The bottom hasn’t entirely fallen out in terms of the Indiana Pacers’ home attendance this year, but it may only be hanging on by a thread or two.
The season is a long way from over, so there’s plenty of time to right the ship. Of course that means there’s also plenty of time to take more water—lots more.
The Pacers and their fans could be looking at a completely different scenario than what they faced the last two years, and that has some in the team’s front office nervous with anticipation.
Instead of being in the midst of a playoff push the last quarter of this season—which tends to give late season attendance a boost—the Pacers could find themselves plunging toward the cellar of the NBA’s mediocre Eastern Conference. That scenario would certainly have a damaging impact on the Pacers in their fiscally conservative hometown.
Through 13 home games, the Pacers’ average home attendance stands at 15,913. That’s a long way from the talk coming out of the Pacers’ front office after last season, when team owner Herb Simon was pushing his sales team to go for 18,100 plus per game.
And who could blame Simon? Pacers sales boss, Todd Taylor, has proved his worth since coming over from Major League Baseball’s Texas Rangers three years ago.
Attendance for the Pacers climbed from a league-worst 13,538 during the 2010-2011 season to 14,168 in 2011-2012, 15,269 in the 2012-2013 campaign, then up to 17,501 last year.
Coming off of last year’s push to the Eastern Conference finals, Taylor didn’t discount the possibility of selling out all or at least most of the Pacers’ 41 home games this season.
There was talk that with the break-up of the big three in Miami, Indiana could be the beast of the East. Of course, that was before starter Lance Stephenson was lost to free agency and star forward Paul George broke his leg.
With the Pacers decimated by injuries and George likely out for the season, Taylor has his biggest challenge in front of him since coming up from the Lone Star State.
After Monday’s victory over the pathetic L.A. Lakers—a victory which snapped an eight-game losing streak—the Pacers stand at 8-17.
Amazingly, they’re in 11th place in the East and only three games out of the eighth and final playoff spot.

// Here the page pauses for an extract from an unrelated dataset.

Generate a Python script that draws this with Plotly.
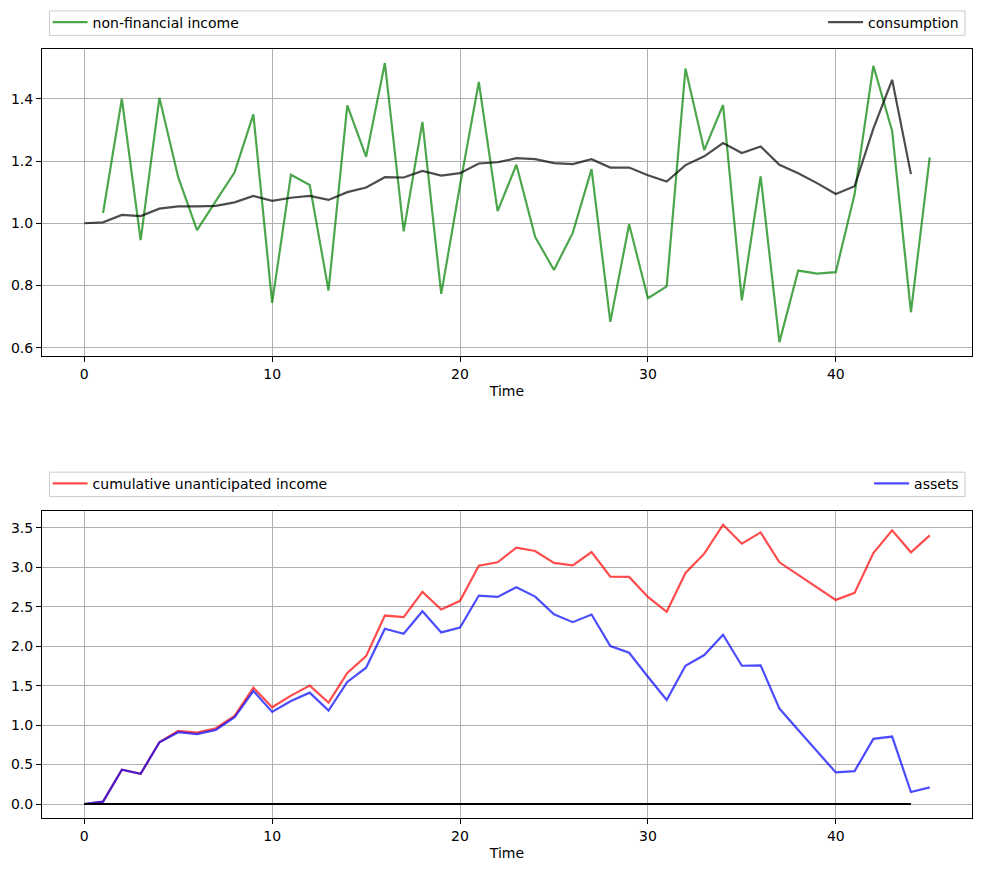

But the Pacers’ recent stretch showed just how ugly it can get on the court. One or two more losing streaks like the one the team just endured, and fans could stay away in droves. History has demonstrated that fans here won’t pay to see a perennial loser.
For the Pacers, however, there is hope. Savvy season ticket sales by Taylor and his group while the Pacers were flying high the last two years has helped the team keep its eyeballs above water during this dreadful early season.
Now, some of the injured troops are coming back and it appears the team—even without George—could position itself to make a playoff push during the second half of this season.
That scenario would go a long way to healing some of the attendance wounds suffered so far. It would almost certainly stop the bleeding from getting worse. Because this town loves a scrappy underdog as much as it hates a perennial loser.